São Gabriel has had a Michelin star since 2000, so is quite well established. In 2013 it changed owners and locally born chef Leonel Pereira took over the kitchen. He learned his trade at the local Hotel Quinta do Lago, Niko in Paris, Cipriani in Venice, the Alexandra Palace in Switzerland and Panorama restaurant at the Sheraton Lisbon. The restaurant is located in an old farmhouse, located next to a Thai restaurant under the same ownership. As with many restaurants in the area, they are open seasonally, from around March to October.

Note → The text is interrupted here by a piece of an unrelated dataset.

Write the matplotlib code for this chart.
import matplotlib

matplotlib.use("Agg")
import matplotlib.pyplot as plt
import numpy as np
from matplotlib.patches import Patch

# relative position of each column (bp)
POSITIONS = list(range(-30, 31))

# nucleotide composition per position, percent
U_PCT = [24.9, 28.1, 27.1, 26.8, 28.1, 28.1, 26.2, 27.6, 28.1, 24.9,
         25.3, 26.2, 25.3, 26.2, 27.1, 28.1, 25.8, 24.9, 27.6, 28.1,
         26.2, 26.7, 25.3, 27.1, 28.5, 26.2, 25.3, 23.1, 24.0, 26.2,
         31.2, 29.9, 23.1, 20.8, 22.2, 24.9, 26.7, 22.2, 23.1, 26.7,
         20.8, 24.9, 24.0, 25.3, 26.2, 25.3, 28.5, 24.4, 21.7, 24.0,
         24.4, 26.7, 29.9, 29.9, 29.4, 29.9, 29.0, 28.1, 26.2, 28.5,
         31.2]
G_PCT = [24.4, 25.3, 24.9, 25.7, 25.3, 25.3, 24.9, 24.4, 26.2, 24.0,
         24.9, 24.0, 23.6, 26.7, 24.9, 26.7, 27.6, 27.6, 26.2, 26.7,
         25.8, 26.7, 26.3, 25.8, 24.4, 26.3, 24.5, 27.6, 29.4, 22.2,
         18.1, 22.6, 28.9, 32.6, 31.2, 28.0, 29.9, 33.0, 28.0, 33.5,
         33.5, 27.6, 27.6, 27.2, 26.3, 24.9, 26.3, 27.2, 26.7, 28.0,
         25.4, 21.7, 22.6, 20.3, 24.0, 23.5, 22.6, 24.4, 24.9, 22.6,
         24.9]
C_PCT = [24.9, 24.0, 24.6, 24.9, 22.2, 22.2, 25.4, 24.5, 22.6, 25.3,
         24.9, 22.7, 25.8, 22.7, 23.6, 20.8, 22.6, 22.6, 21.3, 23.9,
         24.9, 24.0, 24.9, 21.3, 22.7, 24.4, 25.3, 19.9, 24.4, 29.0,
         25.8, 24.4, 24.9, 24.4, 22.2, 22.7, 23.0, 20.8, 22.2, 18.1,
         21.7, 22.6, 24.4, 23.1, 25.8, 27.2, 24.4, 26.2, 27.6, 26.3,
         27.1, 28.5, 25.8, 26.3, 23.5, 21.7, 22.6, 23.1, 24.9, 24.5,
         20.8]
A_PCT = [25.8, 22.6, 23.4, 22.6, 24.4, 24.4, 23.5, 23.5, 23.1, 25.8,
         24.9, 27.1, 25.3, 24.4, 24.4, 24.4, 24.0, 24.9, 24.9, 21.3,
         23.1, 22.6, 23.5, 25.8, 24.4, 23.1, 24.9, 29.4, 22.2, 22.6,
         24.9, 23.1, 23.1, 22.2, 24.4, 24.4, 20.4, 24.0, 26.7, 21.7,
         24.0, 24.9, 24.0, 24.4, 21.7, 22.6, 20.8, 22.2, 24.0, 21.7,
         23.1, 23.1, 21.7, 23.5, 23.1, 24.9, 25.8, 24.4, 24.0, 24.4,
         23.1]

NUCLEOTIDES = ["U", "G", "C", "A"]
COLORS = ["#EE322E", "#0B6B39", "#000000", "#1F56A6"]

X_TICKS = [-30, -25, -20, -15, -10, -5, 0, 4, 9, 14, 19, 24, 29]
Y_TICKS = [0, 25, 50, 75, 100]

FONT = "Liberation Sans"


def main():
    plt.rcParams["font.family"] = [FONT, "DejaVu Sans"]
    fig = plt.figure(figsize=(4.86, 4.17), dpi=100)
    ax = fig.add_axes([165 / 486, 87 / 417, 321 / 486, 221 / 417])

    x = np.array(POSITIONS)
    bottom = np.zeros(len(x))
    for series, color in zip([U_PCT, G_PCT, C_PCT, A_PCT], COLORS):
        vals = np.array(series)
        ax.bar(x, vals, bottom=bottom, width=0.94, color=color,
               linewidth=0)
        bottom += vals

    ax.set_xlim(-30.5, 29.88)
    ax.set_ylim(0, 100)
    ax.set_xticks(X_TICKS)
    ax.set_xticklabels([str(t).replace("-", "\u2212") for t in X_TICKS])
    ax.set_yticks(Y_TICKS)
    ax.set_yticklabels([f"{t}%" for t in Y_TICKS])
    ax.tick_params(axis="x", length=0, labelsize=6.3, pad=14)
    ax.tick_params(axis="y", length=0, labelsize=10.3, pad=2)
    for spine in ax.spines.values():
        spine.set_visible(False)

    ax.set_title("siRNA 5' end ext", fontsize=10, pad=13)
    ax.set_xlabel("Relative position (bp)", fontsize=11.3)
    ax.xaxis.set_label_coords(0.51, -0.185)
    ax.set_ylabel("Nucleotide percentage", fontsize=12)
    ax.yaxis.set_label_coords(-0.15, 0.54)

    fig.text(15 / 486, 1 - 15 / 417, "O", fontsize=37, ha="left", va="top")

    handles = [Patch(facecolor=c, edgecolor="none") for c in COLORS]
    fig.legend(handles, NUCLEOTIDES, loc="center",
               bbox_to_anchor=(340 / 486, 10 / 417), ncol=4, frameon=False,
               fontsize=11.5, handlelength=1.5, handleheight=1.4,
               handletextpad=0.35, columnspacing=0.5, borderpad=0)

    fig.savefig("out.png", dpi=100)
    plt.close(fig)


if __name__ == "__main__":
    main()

The dining area is divided into three small rooms seating 55 customers. In warm weather the seating is moved entirely outside, with up to 70 people accommodated at any one time. There was a tasting menu at €79 in addition to the à la carte choices. The rooms had tiled floors and unnecessary and ageing pop music playing, albeit at a mercifully low volume; typical were bands such as Supertramp, who have not been at the musical cutting edge for a considerable period of time.
The wine list was more than half Portuguese and had a reasonable selection from elsewhere in the world. Sample wines were Trimbach Riesling 2010 at €31.50 for a label that retails at €23, Meerlust Merlot 2004 at €55 for a bottle that you can find in the high street for €20, Redoma Reserva 2011 at €72.50 compared to a retail price of €50, and Chasse-Spleen 2001 at €151.50 for a label that will set you back €52 in a shop. We drank the excellent Vinha Do Contador 2011 at €54.50.
Bread was made from scratch in the kitchen other than a bought-in German sunflower seed loaf. The focaccia was good, in addition to pleasant olive roll, rye bread, onion roll, white and poppy seed (14/20 average). The meal began with a couple of nibbles. A spherical potato crisp reminiscent of an Indian puri contained blue lobster and grilled cucumber cream, topped with dehydrated blue lobster and roe. This was an interesting idea slightly let down by the potato layer not being crisp enough (14/20). Salt cod was served with crispy potato, poached quail egg, onion, truffle oil (optimistically described as white truffle by our waiter) and a chopped parsley garnish. This was pleasant, though the oil, in reality a chemical (2,4-Dithiapentane) with no connection to real truffle, added nothing (13/20).
Scallops were served in "shells" made from apple injected with beetroot, with a sauce of smoked celery, feta cheese, blood orange and grapefruit. The scallop was part cooked, which to me always seems like a mistake: I like scallop sashimi, and I like cooked scallops, but something in between always seems to spoil the core ingredient. Citrus with shellfish is logical, but as for feta cheese with scallops, what possessed the chef to do this eludes me. This was a very good example of a chef desperately trying to be inventive but ending up diminishing the dish by trying too hard (barely 12/20).
The gimmickry continued with the next dish. Mackerel, rather than just being grilled, was smoked and then grilled on one side only. This was just flawed, resulting in a soggy piece of fish. The fish was served with horseradish, kumquat jelly, celeriac and beetroot. The kumquat flavour was muted so much as to be invisible, though the horseradish was a sensible idea, and the other elements were fine. Again this seemed to me like an unnecessarily overcomplicated dish (12/20).
Main courses were on much firmer ground. Red mullet was pan-fried and served on a bed of negroni rice with peas and a kaffir lime leaf sauce. The mullet itself was a lovely piece of fish, cooked simply and accurately, and although the peas did not have great flavour the sauce was refreshing (easily 15/20). Turbot was also precisely timed, served with very good caramelised cauliflower and a Roquefort sauce that had the potential to be a mismatch but was sufficiently restrained not to be (15/20).
For dessert, almond cake came with orange cream and tangerine cream, and had good texture, the fruit providing pleasant acidity (14/20). Lemon and lime meringue came with raspberries and pistachio cream. The raspberries were fine and the meringue texture was pleasant but the citrus flavour was missing in action (13/20).
Service was very good, and was swift and efficient without feeling hurried. Topping up was unobtrusive and the waiters were friendly. The bill came to €118 (£87) per head including pre-dinner drinks. Overall I had the impression that the chef was trying too hard, with more elements than needed in most dishes and a desire to show off modern culinary technique, often at the expense of flavour. The best dishes were the ones least worked on, that allowed the good local ingredients to show through. Overall the score was on the border between 13/20 and 14/20.